The array is sorted first because the largest edge plays a special role.

The early rejection a[-1] + a[-2] > d eliminates impossible cases immediately.

The DP uses an array of bitsets. Index x stores all reachable values of y. Each edge can be ignored, added to the first side, or added to the second side. The "ignored" choice is handled automatically because we start from a copy of the previous DP.

The bit shift implements adding an edge to the second side. Moving from x to x+w implements adding it to the first side.

The final check exactly matches the two constructive cases proved above.

Worked Examples

Example 1

Input:

4 10
1 2 3 4

After sorting:

[1, 2, 3, 4]

Here $M=4$.

Processed edge	Reachable side sums
start	(0,0)
1	(0,0), (1,0), (0,1)
2	many pairs including (3,0), (1,2), (0,3)
3	many pairs including (6,0), (3,3), (4,2)

We check whether there exists $x+y=10$ with both sides at least $4$.

The pair $(4,6)$ is reachable, so the answer is Yes.

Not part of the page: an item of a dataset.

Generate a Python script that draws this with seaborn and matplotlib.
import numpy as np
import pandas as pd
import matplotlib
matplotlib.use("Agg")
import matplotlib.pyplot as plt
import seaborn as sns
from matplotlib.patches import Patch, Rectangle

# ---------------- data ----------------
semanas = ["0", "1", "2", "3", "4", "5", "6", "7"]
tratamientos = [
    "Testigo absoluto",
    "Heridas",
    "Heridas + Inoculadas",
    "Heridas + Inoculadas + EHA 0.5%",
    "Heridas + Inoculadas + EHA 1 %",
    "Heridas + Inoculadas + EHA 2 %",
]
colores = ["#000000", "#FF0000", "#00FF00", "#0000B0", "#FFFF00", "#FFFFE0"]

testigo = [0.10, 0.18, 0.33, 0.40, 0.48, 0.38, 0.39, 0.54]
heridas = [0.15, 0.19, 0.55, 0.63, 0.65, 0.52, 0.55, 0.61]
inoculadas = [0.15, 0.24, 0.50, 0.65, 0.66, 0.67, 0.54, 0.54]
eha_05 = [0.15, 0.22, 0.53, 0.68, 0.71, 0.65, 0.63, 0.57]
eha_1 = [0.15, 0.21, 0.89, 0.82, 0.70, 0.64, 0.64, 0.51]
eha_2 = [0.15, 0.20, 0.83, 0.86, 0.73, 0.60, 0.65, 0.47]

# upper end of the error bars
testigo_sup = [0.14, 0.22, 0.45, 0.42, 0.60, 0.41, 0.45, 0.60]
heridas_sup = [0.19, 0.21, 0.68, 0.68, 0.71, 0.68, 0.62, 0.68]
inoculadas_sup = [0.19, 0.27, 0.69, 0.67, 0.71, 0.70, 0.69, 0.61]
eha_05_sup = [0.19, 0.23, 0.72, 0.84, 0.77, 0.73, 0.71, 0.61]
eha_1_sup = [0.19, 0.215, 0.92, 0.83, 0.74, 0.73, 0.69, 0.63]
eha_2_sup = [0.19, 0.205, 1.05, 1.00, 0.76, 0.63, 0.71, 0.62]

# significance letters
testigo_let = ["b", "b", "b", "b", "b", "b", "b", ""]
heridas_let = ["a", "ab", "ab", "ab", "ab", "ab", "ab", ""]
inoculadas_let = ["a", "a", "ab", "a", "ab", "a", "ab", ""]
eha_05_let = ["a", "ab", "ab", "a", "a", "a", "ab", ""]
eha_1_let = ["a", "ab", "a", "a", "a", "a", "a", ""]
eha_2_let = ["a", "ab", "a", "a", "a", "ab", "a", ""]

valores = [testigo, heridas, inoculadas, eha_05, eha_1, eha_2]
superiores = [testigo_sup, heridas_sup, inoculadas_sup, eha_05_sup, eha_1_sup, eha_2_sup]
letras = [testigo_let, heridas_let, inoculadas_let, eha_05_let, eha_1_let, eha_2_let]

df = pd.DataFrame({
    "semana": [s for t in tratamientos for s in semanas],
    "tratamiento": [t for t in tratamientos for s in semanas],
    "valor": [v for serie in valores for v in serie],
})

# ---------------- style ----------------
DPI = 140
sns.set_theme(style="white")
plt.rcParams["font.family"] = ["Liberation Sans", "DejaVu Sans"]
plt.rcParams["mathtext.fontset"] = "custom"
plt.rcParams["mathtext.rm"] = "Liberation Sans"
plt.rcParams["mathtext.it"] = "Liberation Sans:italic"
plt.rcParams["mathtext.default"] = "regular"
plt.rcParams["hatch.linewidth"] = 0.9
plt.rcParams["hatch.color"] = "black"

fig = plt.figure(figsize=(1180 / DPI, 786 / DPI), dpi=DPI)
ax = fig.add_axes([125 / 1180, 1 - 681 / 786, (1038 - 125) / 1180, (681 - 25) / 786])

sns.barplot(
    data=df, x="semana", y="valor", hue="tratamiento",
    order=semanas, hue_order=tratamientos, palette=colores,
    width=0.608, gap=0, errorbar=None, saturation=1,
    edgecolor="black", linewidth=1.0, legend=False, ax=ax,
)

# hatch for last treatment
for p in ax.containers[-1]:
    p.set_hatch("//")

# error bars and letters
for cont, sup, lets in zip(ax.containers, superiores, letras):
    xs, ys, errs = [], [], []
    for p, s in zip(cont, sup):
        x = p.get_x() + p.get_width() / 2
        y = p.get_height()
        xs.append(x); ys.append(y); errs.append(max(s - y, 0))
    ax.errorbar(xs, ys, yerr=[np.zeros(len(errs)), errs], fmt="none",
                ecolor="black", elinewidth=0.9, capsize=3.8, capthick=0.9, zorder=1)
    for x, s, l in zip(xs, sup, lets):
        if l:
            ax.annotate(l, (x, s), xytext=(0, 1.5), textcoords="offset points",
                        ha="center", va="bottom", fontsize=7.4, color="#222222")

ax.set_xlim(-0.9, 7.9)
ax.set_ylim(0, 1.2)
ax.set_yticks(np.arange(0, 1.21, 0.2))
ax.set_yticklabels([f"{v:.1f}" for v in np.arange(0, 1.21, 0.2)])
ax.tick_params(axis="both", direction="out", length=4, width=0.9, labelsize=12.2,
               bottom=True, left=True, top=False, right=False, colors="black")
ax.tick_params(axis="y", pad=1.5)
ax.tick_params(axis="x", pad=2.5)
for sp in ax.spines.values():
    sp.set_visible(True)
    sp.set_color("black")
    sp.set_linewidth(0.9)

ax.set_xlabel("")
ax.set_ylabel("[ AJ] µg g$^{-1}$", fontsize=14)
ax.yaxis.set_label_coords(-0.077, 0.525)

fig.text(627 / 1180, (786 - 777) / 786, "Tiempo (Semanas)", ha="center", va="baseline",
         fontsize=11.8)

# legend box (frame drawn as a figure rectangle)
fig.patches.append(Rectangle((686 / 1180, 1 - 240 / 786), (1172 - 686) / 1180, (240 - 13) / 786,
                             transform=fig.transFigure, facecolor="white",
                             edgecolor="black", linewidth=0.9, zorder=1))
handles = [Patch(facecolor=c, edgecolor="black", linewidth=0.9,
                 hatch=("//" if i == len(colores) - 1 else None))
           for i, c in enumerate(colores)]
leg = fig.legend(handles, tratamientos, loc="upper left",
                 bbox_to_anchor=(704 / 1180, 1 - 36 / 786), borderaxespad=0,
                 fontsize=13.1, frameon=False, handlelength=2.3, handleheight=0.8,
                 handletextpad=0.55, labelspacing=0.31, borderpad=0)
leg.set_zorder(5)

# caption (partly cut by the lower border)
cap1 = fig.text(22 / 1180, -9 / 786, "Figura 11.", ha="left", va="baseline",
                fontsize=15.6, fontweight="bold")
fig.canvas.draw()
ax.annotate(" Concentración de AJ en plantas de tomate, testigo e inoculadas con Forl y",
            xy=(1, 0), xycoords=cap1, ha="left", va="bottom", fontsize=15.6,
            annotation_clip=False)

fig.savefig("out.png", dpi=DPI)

This demonstrates the case where the largest edge stays off the diameter.

Example 2

Input:

4 7
1 4 3 4

Sorted:

[1, 3, 4, 4]

The two largest edges satisfy

$$4+4=8>7.$$

Largest	Second largest	Check
4	4	8 > 7

The algorithm immediately outputs No.

This demonstrates the strongest necessary condition.

Complexity Analysis

Measure	Complexity	Explanation
Time	$O(nd^2 / 64)$	Bitset DP transitions
Space	$O(d^2 / 64)$	DP table of bitsets

Since $d \le 2000$ and the total sum of all $n$ is also at most $2000$, the bitset DP easily fits within the limits.

Test Cases

# helper: run solution on input string, return output string
import sys
import io

def run(inp: str) -> str:
    data = io.StringIO(inp)
    out = io.StringIO()

    input = data.readline

    t = int(input())

    for _ in range(t):
        n, d = map(int, input().split())
        a = list(map(int, input().split()))
        a.sort()

        if a[-1] + a[-2] > d:
            out.write("No\n")
            continue

        dp = [0] * (d + 1)
        dp[0] = 1

        for w in a[:-1]:
            ndp = dp[:]

            for x in range(d, -1, -1):
                cur = dp[x]
                if cur == 0:
                    continue

                ndp[x] |= cur << w

                if x + w <= d:
                    ndp[x + w] |= cur

            mask = (1 << (d + 1)) - 1
            for i in range(d + 1):
                ndp[i] &= mask

            dp = ndp

        m = a[-1]
        ok = False

        if d - m >= 0:
            ok |= ((dp[d - m] >> 0) & 1) != 0

        for x in range(m, d - m + 1):
            if ((dp[x] >> (d - x)) & 1):
                ok = True
                break

        out.write("Yes\n" if ok else "No\n")

    return out.getvalue()

# provided sample
assert run(
"""3
4 10
1 2 3 4
4 7
1 4 3 4
6 18
2 4 3 7 6 7
"""
) == """Yes
No
Yes
"""

# minimum size
assert run(
"""1
2 5
2 3
"""
) == """Yes
"""

# impossible because two largest exceed d
assert run(
"""1
2 5
3 3
"""
) == """No
"""

# all equal
assert run(
"""1
4 8
2 2 2 2
"""
) == """Yes
"""

# boundary condition
assert run(
"""1
4 10
4 4 4 4
"""
) == """No
"""

Test input	Expected output	What it validates
`2 5 / 2 3`	Yes	Smallest nontrivial valid tree
`2 5 / 3 3`	No	Diameter already exceeds target
`2 2 2 2 , d=8`	Yes	All lengths equal
`4 4 4 4 , d=10`	No	Attachment constraints matter

Edge Cases

Consider:

1
2 5
3 3

The algorithm first checks the two largest lengths.

$$3+3=6>5$$

and immediately returns No.

This avoids falsely accepting based on subset-sum reasoning alone.

Consider:

1
3 10
6 2 2

After sorting, $M=6$. The DP on the remaining edges finds a subset summing to $d-M=4$. The algorithm accepts through the "largest edge lies on the diameter" case and outputs Yes.

Consider:

1
4 10
4 4 4 4

The DP can create many diameter decompositions summing to $10$, but none satisfy the requirement that both sides around the attachment vertex are at least $4$. The final validation fails and the answer is No.

These examples illustrate why both the diameter-sum condition and the attachment geometry must be checked simultaneously.